Measuring progress, defining success
What if the way we are measuring economic progress is leading us down the wrong road? Today I’m going to highlight a recent piece by investor Anthony Deden, The Illusion of Progress.
It’s far too easy to fixate on the numbers on a screen, or on a graph that points up and to the right, and to interpret that as “success.” When working with clients, and in particular younger next generation family members, we often have to emphasize that when we talk about successful people, what we really mean is that they are financially successful. Because we can never know their inner life, and you can have a lot of financial wealth and still be a miserable asshole.
Deden is writing from the perspective of the economist, lamenting the modern disconnect between money and value, and examining what it means for society. He writes:
The real advances of mankind—from cultivation to industry—were not the gifts of invention alone but of moral order: the discovery that property, family, and saving could bind effort to consequence and turn scarcity into sufficiency. Progress was an achievement of character before it was a measure of output. It was the steady improvement of life through virtues that bound action to consequence: thrift, property, responsibility, and the protection of what one built.
I love the line “progress was an achievement of character before it was a measure of output.” Because today, one’s character seems to have become an afterthought.

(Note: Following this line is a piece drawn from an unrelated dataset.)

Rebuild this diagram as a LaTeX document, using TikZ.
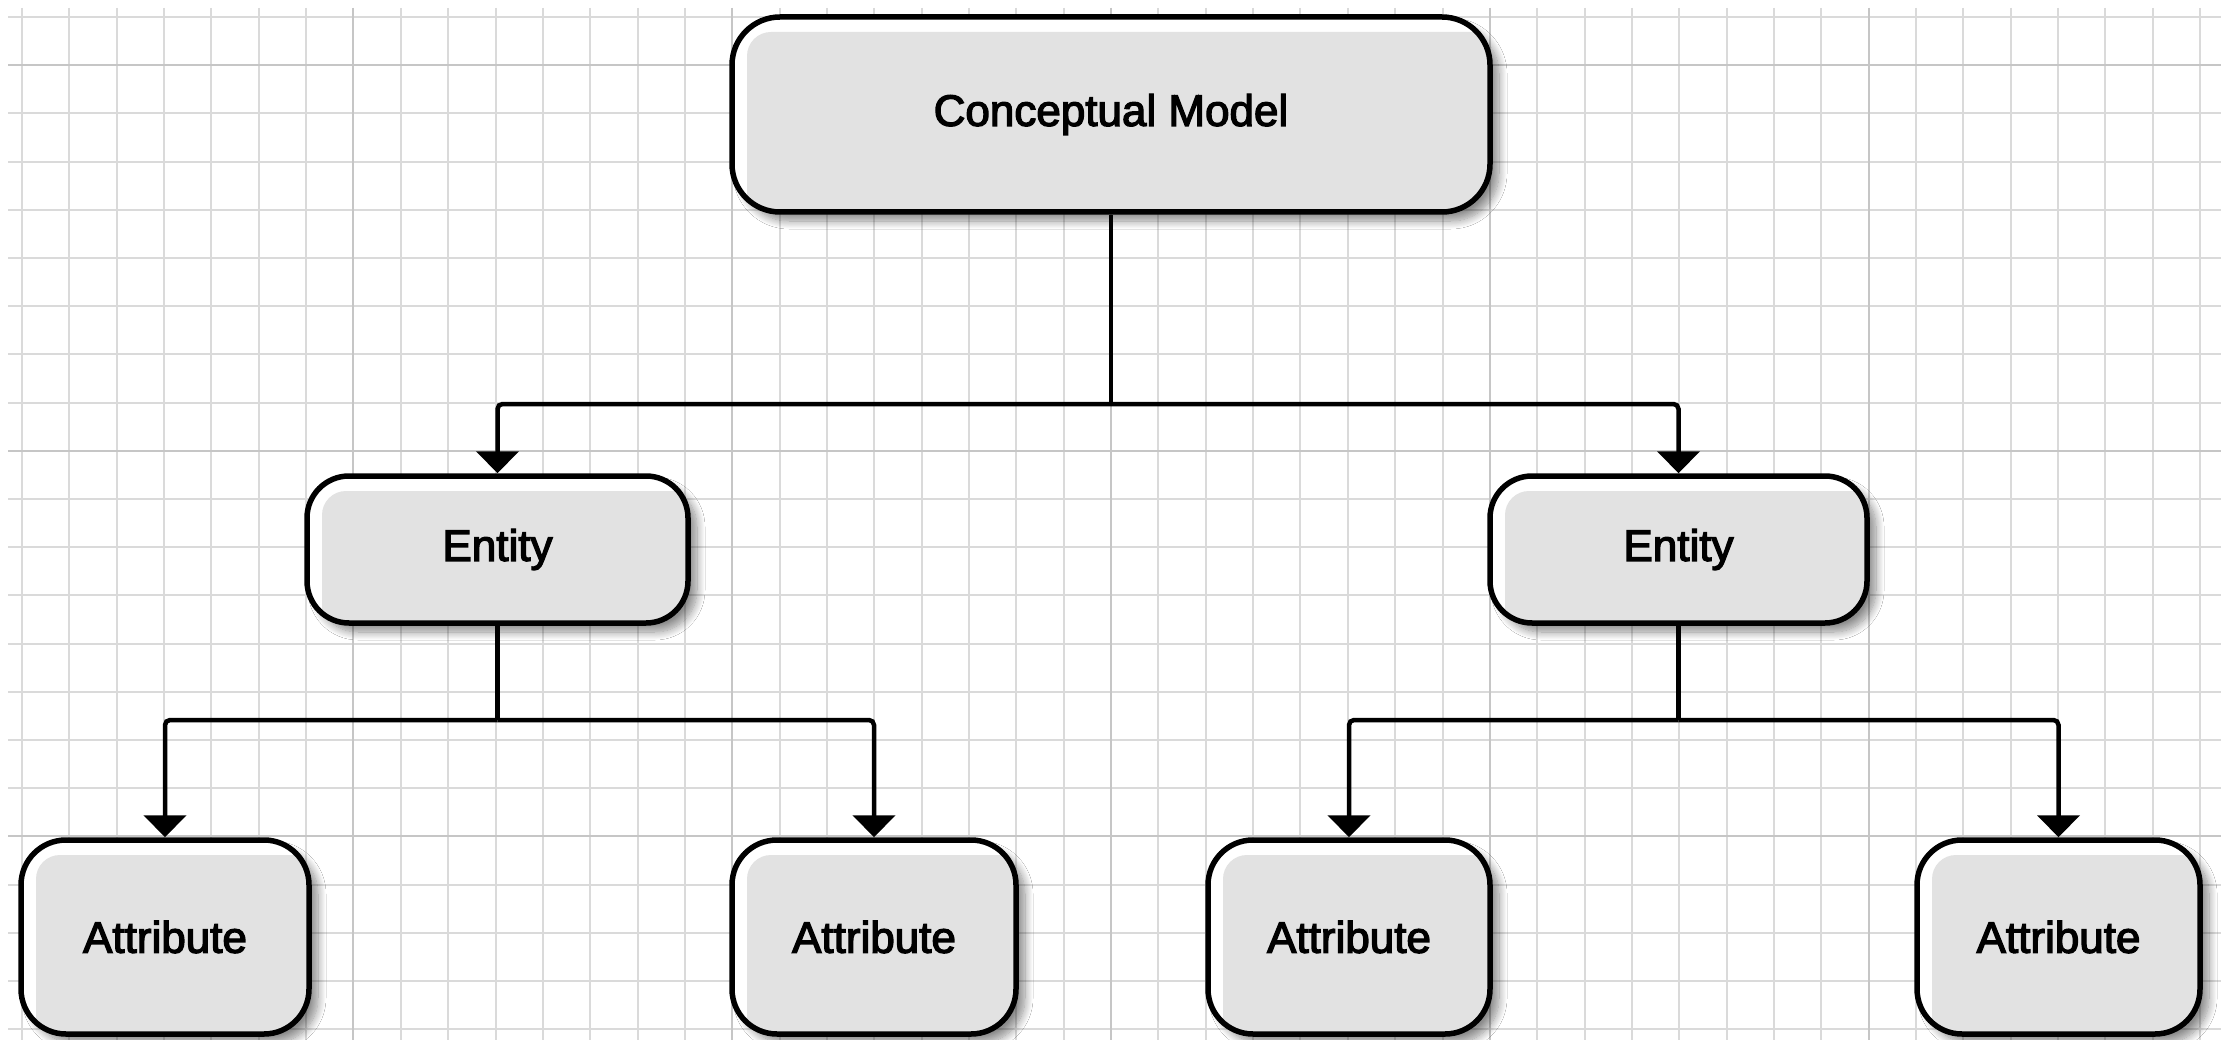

For various reasons, I believe that the core of the changes Deden writes about came as a result of the abandonment of gold-backed currencies. This opened the door to politicians spending money that nobody had actually done work to earn. Perpetual government deficits, driven by the primary selfish goal of winning re-election, and paid for by future generations (theoretically). When money is “free,” by definition, it ceases to have value. And when the dollars we work so hard to earn cease to have value, why are we surprised when someone who puts in an honest day’s work can no longer earn enough to live a comfortable and secure life?
The goal, then, isn’t to be productive, or to add value. The goal has become to hoard financial wealth in any way necessary.
The old sequence—save, invest, produce, profit—was inverted. What had once been a measure of achievement became the object of it. The world entered an era in which the acquisition of money, detached from material purpose, was mistaken for progress itself.
So progress, now, means only that the chart goes up, and to the right. In that sense, the prime objective of those is power is only to ensure that the line keeps going up.
In this new order, even money lost its solidity. It became not the record of past effort but the anticipation of future policy. Credit creation, once a bridge between savings and investment, turned into a self-replicating process: new debt to sustain old, new liquidity to sustain valuations.
Perhaps what best epitomizes the emptiness of growth for the sake of growth is the use of Gross Domestic Product as a measure of progress.
Conceived in the 1930s to estimate wartime output and industrial capacity, GDP was never meant to represent human welfare or civilizational advancement. It counted production for the sake of mobilization, not prosperity. Yet over time, this emergency metric came to define progress itself.
To the politician who wants to boast about GDP growth under their watch, the path is clear. A dollar of wasteful government spending is worth as much as a dollar of true value created by innovation. Repairing existing infrastructure (that wasn’t built to last in the first place) is the same as investing in new productive infrastructure. And sadly, bombs are just as useful a purchase as school textbooks, or MRI machines. War, as they say, is good for business.
What does this mean about how markets work? And how do today’s markets reflect these values back to us? Look no further than the world of private equity.
Private equity is the purest expression of this new creed. Its tools—leverage, optimization, and exit—belong to a world where time has been conquered and consequence deferred. Businesses once built to last are now built to sell. The craftsman’s slow accumulation of goodwill is replaced by the manager’s quick extraction of yield.
And finally, Deden returns to the discussion of purpose. I’ve written about it here, and in the pages of Low Risk Rules. The idea of simplifying your investment portfolio is to make room for the things that matter, in the context of a world where those who own assets are at a significant financial advantage to those who don’t.
Here lies the moral inversion of our age. Money, which was once the servant of purpose, has become its measure. The larger yacht, the faster airplane, the greater “net worth”—these are not symbols of abundance but of dislocation. They mark the distance between possession and peace. The pursuit of more has displaced the question of what it is for. And when a civilization forgets to ask that question, it continues to advance in technique while it declines in wisdom.
Money is a tool, not the end goal. If you’re lucky enough to be one of the ones who has more than you need, the question of “what is it for?” is one that you should be asking.